Los viajes son una parte esencial de nuestra humanidad porque hemos recorrido la tierra desde los orígenes. Recordemos que, por ejemplo, «sal de tu tierra» fue el mandato divino a Abrahán o que las peregrinaciones son una enriquecedora clave de bóveda espiritual de numerosas religiones. Pero algo cambió con la irrupción de la modernidad, ya que desde entonces comenzamos a viajar por placer, buscando alternativas de ocio que rompieran con la cotidianidad. Somos turistas y, queramos o no, esto conforma un rasgo único de la condición contemporánea. Tanto es así, que algunos científicos sociales, entre la moda académica y la descarnada ironía, han intentado definir al homo turisticus.
En la actualidad compramos experiencias y las gastamos, aunque pocas veces las logremos vivir. Son los peligros de una industria de masas que muchos presentan como una oscura proveedora de trivialidad y falseamiento. No pienso ejemplificar en este caso la retórica apocalíptica, aunque la obvia realidad remita al pesimismo. Más cuando se descubre a cada paso que los souvenirs, calcados en la gran mayoría de las zonas del mundo, se han convertido en el particular sacramento del homo turisticus junto a las fotografías, convertidas en un fidedigno trofeo de caza vacacional. Ambos elementos en demasiadas ocasiones no son más que el escaparate banal e inútil del viaje. Y esto sucede más allá del turismo de sol y playa o de los complejos hoteleros del todo incluido.

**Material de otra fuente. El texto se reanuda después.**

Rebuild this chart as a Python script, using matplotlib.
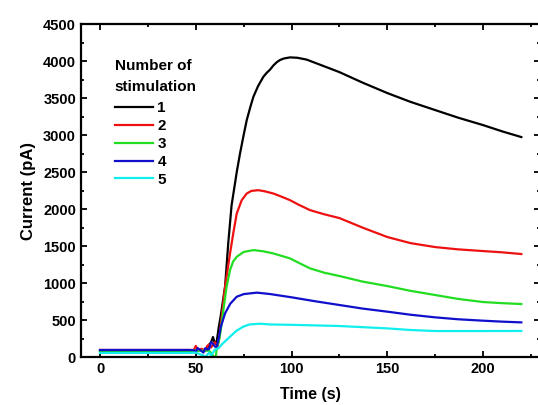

Nadie se quiere reconocer en esta descripción, pero la mayoría hemos caído seguramente en la trampa. Habitualmente hacemos una distinción entre el viajero, que disfruta de lo auténtico, y el turista, que se sumerge en lo más falsario del negocio. Es una diferenciación irreal que los aristócratas británicos construyeron en el pasado para diferenciar a los travellers genuinos de los simples turistas. Y no camina por las ciudades con importantes reclamos histórico-culturales o por los lugares vírgenes del mundo, que aún son respetados como resguardo de lo genuino, y siente que se encamina inexplicablemente hacia el anodino territorio del vacío. Y es que estos rincones también se han convertido en masificados parques temáticos fríos y desdibujados. El mejor ejemplo, y para mí el más hiriente, lo ofrecen las calles de Santiago de Compostela en el entorno de la catedral. Tras un largo peregrinar de días al caminante se le ofrece un paisaje penoso que arruina el tradicional carácter de las rúas compostelanas, donde las tiendas de souvernirs, ofreciendo sin cesar los mismos productos, opacan sin gusto la belleza del tradicional ambiente creado por las campanas. Por desgracia, resulta difícil sustraerse a este ambiente.
Somos turistas, no es un pecado y tampoco debemos renunciar a ello. Por esa misma razón, la industria del turismo, atenta al reclamo de sus clientes, aspira a ofrecer cada temporada un amplio catálogo de vivencias radicales. No lo olvidemos. Nuestra forma de viajar, en definitiva de ser turistas, es expresión y representación de nuestra manera de estar en el mundo. Por tanto, debemos hacernos más conscientes de que viajamos para conocer y reconocernos en el otro. El viaje siempre debería convertirse en un encuentro con lo que no comprendemos y no una devastadora reproducción de lo mismo: es una cuestión vital y ética. Así que dejemos de señalar a los dispositivos turísticos y reflexionemos sobre nuestra propia experiencia personal. En el fondo, quizá el problema primordial sea interior.
(Este artículo fue publicado en la desaparecida Ambos Mundos en enero de 2012).